# Thread: The greater influence of right-side digits...

1. ## The greater influence of right-side digits...

If true, this really means that a lot of stores that advertise \$1.99 things are way off base. That sounds very expensive. They should be advertising \$2.01 instead. That sounds cheaper. Is this true?

Well, we all spend time peering at gas station prices as we drive by and having to make a split second decision whether we want to stop at Exxon selling gas at \$2.81 and a no-name brand selling for \$2.59. Well, it is a truism that if you are the first gas station on the road and you advertise gas at \$2.71, everybody will pass you by in anticipation that they will see a lower price and end up buying at the third station at \$2.72 because the second one is \$2.98.

Wise.

Sales Prices: How Right Digits Affect Perception of Discounts

Science Daily — The amount of the discount may be less important than the numerical value of the farthest right digit, explains a new study from the Journal of Consumer Research. Keith S. Coulter (Clark University) and Robin A. Coulter (University of Connecticut) are the first to identify a visual distortion effect that may influence how consumers look at sale prices.

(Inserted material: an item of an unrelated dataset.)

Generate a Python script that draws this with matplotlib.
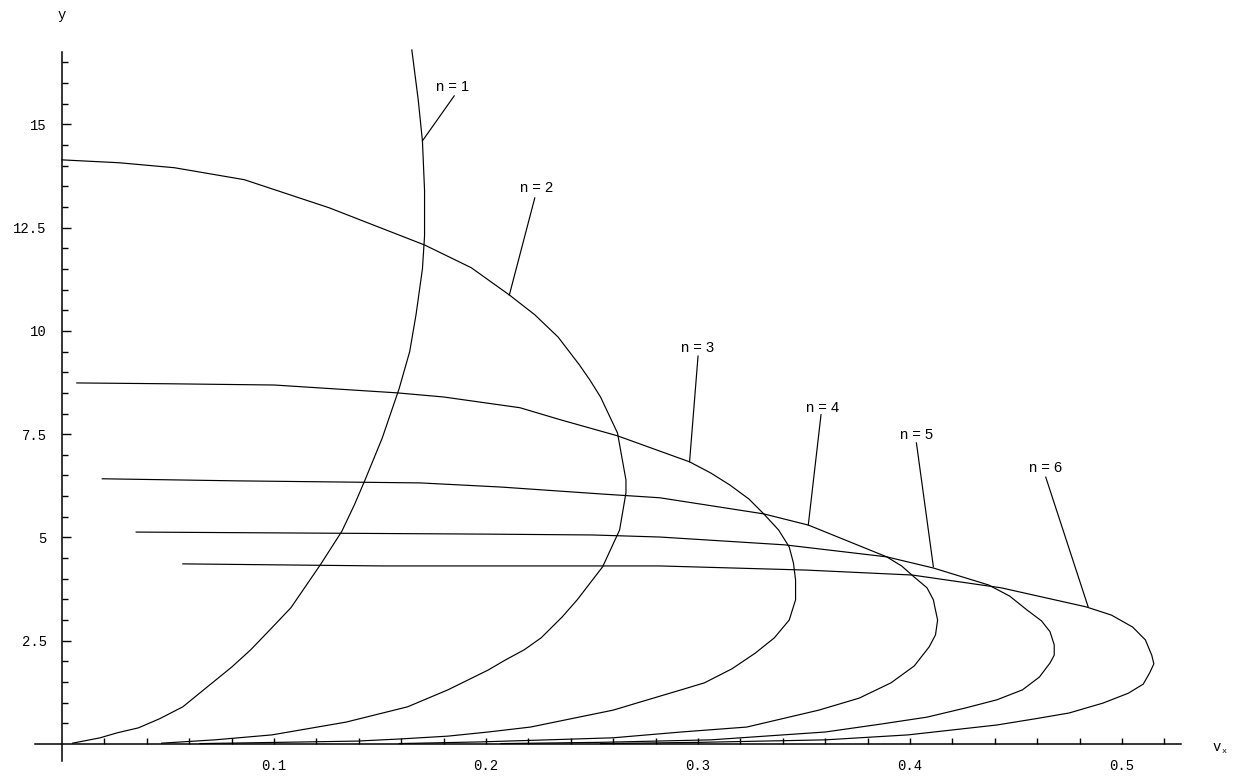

The researchers show that "right-digit effect" influences consumer perception of sale prices. When the right digits are small, people perceive the discount to be larger than when the right digits are large. In other words, an item on sale for \$211 from the original price of \$222 is thought to be a better deal than an item on sale for \$188 from an original price of \$199, even though both discounts are \$11.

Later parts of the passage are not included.